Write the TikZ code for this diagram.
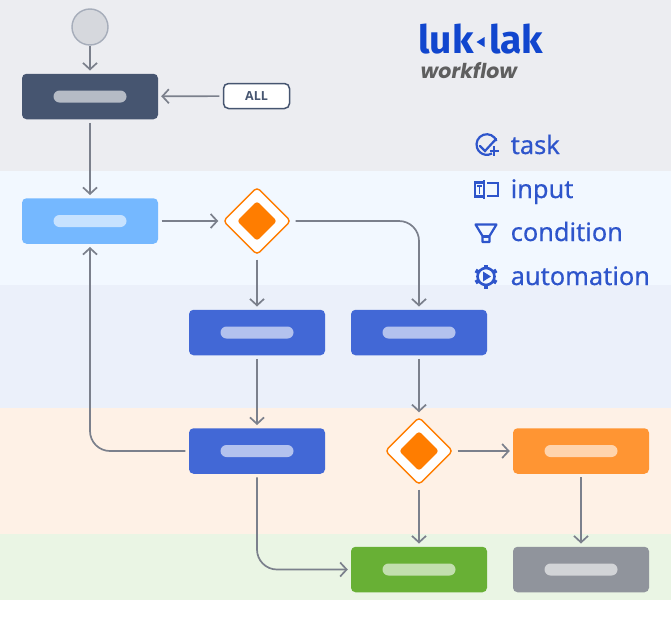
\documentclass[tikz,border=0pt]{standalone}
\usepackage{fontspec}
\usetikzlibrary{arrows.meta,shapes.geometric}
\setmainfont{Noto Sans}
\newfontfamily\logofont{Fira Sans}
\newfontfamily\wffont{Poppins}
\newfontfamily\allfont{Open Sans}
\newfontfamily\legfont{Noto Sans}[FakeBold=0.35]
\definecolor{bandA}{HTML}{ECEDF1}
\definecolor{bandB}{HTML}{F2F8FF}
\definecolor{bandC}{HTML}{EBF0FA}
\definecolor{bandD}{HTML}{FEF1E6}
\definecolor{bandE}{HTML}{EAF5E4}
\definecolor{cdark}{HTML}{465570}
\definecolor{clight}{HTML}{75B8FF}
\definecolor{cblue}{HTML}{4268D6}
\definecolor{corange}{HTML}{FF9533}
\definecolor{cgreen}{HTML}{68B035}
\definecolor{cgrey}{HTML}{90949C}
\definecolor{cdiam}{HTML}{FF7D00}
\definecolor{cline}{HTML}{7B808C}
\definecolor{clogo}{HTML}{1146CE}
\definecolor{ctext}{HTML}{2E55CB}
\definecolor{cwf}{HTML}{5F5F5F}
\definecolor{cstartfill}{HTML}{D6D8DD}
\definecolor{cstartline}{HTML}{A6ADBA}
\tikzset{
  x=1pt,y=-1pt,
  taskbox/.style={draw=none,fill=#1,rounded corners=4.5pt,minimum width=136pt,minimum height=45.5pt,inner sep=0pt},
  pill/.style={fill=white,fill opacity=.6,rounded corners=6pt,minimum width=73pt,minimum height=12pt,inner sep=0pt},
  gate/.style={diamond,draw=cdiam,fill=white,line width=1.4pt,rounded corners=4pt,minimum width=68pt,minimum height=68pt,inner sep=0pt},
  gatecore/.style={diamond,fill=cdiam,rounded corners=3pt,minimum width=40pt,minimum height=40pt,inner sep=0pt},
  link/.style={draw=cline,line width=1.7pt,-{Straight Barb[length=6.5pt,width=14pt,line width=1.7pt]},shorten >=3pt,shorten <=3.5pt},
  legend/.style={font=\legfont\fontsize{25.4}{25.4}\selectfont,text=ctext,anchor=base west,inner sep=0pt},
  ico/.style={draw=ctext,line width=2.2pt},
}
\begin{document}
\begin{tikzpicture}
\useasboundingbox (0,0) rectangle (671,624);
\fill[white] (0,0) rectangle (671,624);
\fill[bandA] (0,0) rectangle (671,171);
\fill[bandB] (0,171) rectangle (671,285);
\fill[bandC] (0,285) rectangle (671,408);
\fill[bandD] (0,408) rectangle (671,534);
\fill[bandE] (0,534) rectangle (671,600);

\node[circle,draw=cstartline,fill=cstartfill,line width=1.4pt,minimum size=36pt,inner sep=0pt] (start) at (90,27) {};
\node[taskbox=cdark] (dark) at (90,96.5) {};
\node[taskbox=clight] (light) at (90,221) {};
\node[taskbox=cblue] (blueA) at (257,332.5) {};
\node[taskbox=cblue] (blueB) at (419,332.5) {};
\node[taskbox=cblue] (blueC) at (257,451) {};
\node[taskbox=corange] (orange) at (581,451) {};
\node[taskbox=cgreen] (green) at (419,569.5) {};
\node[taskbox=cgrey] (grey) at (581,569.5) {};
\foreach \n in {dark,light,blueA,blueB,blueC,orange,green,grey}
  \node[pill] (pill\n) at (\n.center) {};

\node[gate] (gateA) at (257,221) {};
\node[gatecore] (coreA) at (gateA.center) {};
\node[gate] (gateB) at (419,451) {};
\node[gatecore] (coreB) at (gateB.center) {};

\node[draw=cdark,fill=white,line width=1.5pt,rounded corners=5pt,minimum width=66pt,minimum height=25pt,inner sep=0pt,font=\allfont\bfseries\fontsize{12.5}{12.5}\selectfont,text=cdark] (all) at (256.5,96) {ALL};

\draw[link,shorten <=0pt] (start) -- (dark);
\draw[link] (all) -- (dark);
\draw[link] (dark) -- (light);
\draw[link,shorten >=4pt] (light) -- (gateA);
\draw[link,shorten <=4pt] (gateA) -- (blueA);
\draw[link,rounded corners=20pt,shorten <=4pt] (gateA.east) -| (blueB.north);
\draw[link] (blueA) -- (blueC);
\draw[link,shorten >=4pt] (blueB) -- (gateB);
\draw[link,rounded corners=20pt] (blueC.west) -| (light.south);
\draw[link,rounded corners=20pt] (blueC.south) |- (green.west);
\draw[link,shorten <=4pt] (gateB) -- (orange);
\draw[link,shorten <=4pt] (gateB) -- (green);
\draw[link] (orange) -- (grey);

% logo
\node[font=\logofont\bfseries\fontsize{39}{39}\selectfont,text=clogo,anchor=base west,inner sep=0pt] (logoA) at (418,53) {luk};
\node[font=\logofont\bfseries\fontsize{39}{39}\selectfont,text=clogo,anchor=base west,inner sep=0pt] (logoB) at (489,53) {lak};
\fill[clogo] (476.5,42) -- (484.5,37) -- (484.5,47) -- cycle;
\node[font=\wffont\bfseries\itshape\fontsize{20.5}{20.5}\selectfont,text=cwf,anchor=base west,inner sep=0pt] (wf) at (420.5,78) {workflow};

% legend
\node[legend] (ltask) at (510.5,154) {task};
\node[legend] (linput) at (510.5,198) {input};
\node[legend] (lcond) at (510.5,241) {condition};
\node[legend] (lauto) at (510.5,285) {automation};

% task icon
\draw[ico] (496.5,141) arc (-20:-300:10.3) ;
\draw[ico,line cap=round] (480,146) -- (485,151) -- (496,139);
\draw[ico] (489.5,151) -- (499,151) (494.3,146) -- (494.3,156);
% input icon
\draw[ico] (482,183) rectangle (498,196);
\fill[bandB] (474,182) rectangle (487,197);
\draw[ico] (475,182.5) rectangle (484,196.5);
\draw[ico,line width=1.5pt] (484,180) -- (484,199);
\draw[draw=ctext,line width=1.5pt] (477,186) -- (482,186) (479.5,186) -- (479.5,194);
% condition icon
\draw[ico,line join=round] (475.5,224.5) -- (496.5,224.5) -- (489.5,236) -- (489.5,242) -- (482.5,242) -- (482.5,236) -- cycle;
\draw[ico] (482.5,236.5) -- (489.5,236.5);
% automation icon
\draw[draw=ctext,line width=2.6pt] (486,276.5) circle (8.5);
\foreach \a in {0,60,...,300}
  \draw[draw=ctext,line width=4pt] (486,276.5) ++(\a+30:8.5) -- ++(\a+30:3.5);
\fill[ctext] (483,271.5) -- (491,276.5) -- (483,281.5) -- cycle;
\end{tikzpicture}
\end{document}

————

— GIVEN PROBLEM —
Print each line of the material above exactly, with the pictures removed from your copy.

— SOLUTION TO THIS EXERCISE —
Write the TikZ code for this diagram.
\documentclass[tikz,border=0pt]{standalone}
\usepackage{fontspec}
\usetikzlibrary{arrows.meta,shapes.geometric}
\setmainfont{Noto Sans}
\newfontfamily\logofont{Fira Sans}
\newfontfamily\wffont{Poppins}
\newfontfamily\allfont{Open Sans}
\newfontfamily\legfont{Noto Sans}[FakeBold=0.35]
\definecolor{bandA}{HTML}{ECEDF1}
\definecolor{bandB}{HTML}{F2F8FF}
\definecolor{bandC}{HTML}{EBF0FA}
\definecolor{bandD}{HTML}{FEF1E6}
\definecolor{bandE}{HTML}{EAF5E4}
\definecolor{cdark}{HTML}{465570}
\definecolor{clight}{HTML}{75B8FF}
\definecolor{cblue}{HTML}{4268D6}
\definecolor{corange}{HTML}{FF9533}
\definecolor{cgreen}{HTML}{68B035}
\definecolor{cgrey}{HTML}{90949C}
\definecolor{cdiam}{HTML}{FF7D00}
\definecolor{cline}{HTML}{7B808C}
\definecolor{clogo}{HTML}{1146CE}
\definecolor{ctext}{HTML}{2E55CB}
\definecolor{cwf}{HTML}{5F5F5F}
\definecolor{cstartfill}{HTML}{D6D8DD}
\definecolor{cstartline}{HTML}{A6ADBA}
\tikzset{
  x=1pt,y=-1pt,
  taskbox/.style={draw=none,fill=#1,rounded corners=4.5pt,minimum width=136pt,minimum height=45.5pt,inner sep=0pt},
  pill/.style={fill=white,fill opacity=.6,rounded corners=6pt,minimum width=73pt,minimum height=12pt,inner sep=0pt},
  gate/.style={diamond,draw=cdiam,fill=white,line width=1.4pt,rounded corners=4pt,minimum width=68pt,minimum height=68pt,inner sep=0pt},
  gatecore/.style={diamond,fill=cdiam,rounded corners=3pt,minimum width=40pt,minimum height=40pt,inner sep=0pt},
  link/.style={draw=cline,line width=1.7pt,-{Straight Barb[length=6.5pt,width=14pt,line width=1.7pt]},shorten >=3pt,shorten <=3.5pt},
  legend/.style={font=\legfont\fontsize{25.4}{25.4}\selectfont,text=ctext,anchor=base west,inner sep=0pt},
  ico/.style={draw=ctext,line width=2.2pt},
}
\begin{document}
\begin{tikzpicture}
\useasboundingbox (0,0) rectangle (671,624);
\fill[white] (0,0) rectangle (671,624);
\fill[bandA] (0,0) rectangle (671,171);
\fill[bandB] (0,171) rectangle (671,285);
\fill[bandC] (0,285) rectangle (671,408);
\fill[bandD] (0,408) rectangle (671,534);
\fill[bandE] (0,534) rectangle (671,600);

\node[circle,draw=cstartline,fill=cstartfill,line width=1.4pt,minimum size=36pt,inner sep=0pt] (start) at (90,27) {};
\node[taskbox=cdark] (dark) at (90,96.5) {};
\node[taskbox=clight] (light) at (90,221) {};
\node[taskbox=cblue] (blueA) at (257,332.5) {};
\node[taskbox=cblue] (blueB) at (419,332.5) {};
\node[taskbox=cblue] (blueC) at (257,451) {};
\node[taskbox=corange] (orange) at (581,451) {};
\node[taskbox=cgreen] (green) at (419,569.5) {};
\node[taskbox=cgrey] (grey) at (581,569.5) {};
\foreach \n in {dark,light,blueA,blueB,blueC,orange,green,grey}
  \node[pill] (pill\n) at (\n.center) {};

\node[gate] (gateA) at (257,221) {};
\node[gatecore] (coreA) at (gateA.center) {};
\node[gate] (gateB) at (419,451) {};
\node[gatecore] (coreB) at (gateB.center) {};

\node[draw=cdark,fill=white,line width=1.5pt,rounded corners=5pt,minimum width=66pt,minimum height=25pt,inner sep=0pt,font=\allfont\bfseries\fontsize{12.5}{12.5}\selectfont,text=cdark] (all) at (256.5,96) {ALL};

\draw[link,shorten <=0pt] (start) -- (dark);
\draw[link] (all) -- (dark);
\draw[link] (dark) -- (light);
\draw[link,shorten >=4pt] (light) -- (gateA);
\draw[link,shorten <=4pt] (gateA) -- (blueA);
\draw[link,rounded corners=20pt,shorten <=4pt] (gateA.east) -| (blueB.north);
\draw[link] (blueA) -- (blueC);
\draw[link,shorten >=4pt] (blueB) -- (gateB);
\draw[link,rounded corners=20pt] (blueC.west) -| (light.south);
\draw[link,rounded corners=20pt] (blueC.south) |- (green.west);
\draw[link,shorten <=4pt] (gateB) -- (orange);
\draw[link,shorten <=4pt] (gateB) -- (green);
\draw[link] (orange) -- (grey);

% logo
\node[font=\logofont\bfseries\fontsize{39}{39}\selectfont,text=clogo,anchor=base west,inner sep=0pt] (logoA) at (418,53) {luk};
\node[font=\logofont\bfseries\fontsize{39}{39}\selectfont,text=clogo,anchor=base west,inner sep=0pt] (logoB) at (489,53) {lak};
\fill[clogo] (476.5,42) -- (484.5,37) -- (484.5,47) -- cycle;
\node[font=\wffont\bfseries\itshape\fontsize{20.5}{20.5}\selectfont,text=cwf,anchor=base west,inner sep=0pt] (wf) at (420.5,78) {workflow};

% legend
\node[legend] (ltask) at (510.5,154) {task};
\node[legend] (linput) at (510.5,198) {input};
\node[legend] (lcond) at (510.5,241) {condition};
\node[legend] (lauto) at (510.5,285) {automation};

% task icon
\draw[ico] (496.5,141) arc (-20:-300:10.3) ;
\draw[ico,line cap=round] (480,146) -- (485,151) -- (496,139);
\draw[ico] (489.5,151) -- (499,151) (494.3,146) -- (494.3,156);
% input icon
\draw[ico] (482,183) rectangle (498,196);
\fill[bandB] (474,182) rectangle (487,197);
\draw[ico] (475,182.5) rectangle (484,196.5);
\draw[ico,line width=1.5pt] (484,180) -- (484,199);
\draw[draw=ctext,line width=1.5pt] (477,186) -- (482,186) (479.5,186) -- (479.5,194);
% condition icon
\draw[ico,line join=round] (475.5,224.5) -- (496.5,224.5) -- (489.5,236) -- (489.5,242) -- (482.5,242) -- (482.5,236) -- cycle;
\draw[ico] (482.5,236.5) -- (489.5,236.5);
% automation icon
\draw[draw=ctext,line width=2.6pt] (486,276.5) circle (8.5);
\foreach \a in {0,60,...,300}
  \draw[draw=ctext,line width=4pt] (486,276.5) ++(\a+30:8.5) -- ++(\a+30:3.5);
\fill[ctext] (483,271.5) -- (491,276.5) -- (483,281.5) -- cycle;
\end{tikzpicture}
\end{document}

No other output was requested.